- What the exercise asks:
Which lines run from the first one up to and including the one with "-19], [-2, -21]]"? Print exactly those.

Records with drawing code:
***

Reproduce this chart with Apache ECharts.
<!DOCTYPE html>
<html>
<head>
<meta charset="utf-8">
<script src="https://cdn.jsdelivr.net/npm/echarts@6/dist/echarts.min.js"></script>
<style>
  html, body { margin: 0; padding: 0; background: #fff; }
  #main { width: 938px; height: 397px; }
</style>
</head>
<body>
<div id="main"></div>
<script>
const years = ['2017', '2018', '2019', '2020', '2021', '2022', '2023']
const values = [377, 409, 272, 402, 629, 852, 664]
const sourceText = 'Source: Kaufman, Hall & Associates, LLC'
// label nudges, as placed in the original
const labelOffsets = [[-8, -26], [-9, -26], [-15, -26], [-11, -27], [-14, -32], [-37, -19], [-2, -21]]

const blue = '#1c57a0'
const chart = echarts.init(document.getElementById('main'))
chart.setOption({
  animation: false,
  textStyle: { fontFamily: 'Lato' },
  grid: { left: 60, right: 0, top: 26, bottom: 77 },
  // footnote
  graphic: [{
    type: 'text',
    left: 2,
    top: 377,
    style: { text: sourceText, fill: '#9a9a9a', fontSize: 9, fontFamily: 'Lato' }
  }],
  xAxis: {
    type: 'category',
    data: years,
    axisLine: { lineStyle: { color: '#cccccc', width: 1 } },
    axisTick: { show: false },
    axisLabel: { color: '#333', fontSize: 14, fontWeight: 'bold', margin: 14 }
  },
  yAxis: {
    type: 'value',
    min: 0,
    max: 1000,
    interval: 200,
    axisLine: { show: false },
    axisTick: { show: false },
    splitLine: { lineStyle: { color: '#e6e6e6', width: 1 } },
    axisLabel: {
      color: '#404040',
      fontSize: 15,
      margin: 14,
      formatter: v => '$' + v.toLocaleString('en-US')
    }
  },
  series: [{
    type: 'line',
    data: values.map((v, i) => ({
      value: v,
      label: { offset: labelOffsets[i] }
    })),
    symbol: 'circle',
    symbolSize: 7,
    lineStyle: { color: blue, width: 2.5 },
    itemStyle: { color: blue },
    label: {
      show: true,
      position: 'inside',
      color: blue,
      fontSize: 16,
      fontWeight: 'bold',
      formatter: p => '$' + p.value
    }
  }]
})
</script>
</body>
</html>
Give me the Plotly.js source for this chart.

***

- Result of the exercise:
Reproduce this chart with Apache ECharts.
<!DOCTYPE html>
<html>
<head>
<meta charset="utf-8">
<script src="https://cdn.jsdelivr.net/npm/echarts@6/dist/echarts.min.js"></script>
<style>
  html, body { margin: 0; padding: 0; background: #fff; }
  #main { width: 938px; height: 397px; }
</style>
</head>
<body>
<div id="main"></div>
<script>
const years = ['2017', '2018', '2019', '2020', '2021', '2022', '2023']
const values = [377, 409, 272, 402, 629, 852, 664]
const sourceText = 'Source: Kaufman, Hall & Associates, LLC'
// label nudges, as placed in the original
const labelOffsets = [[-8, -26], [-9, -26], [-15, -26], [-11, -27], [-14, -32], [-37, -19], [-2, -21]]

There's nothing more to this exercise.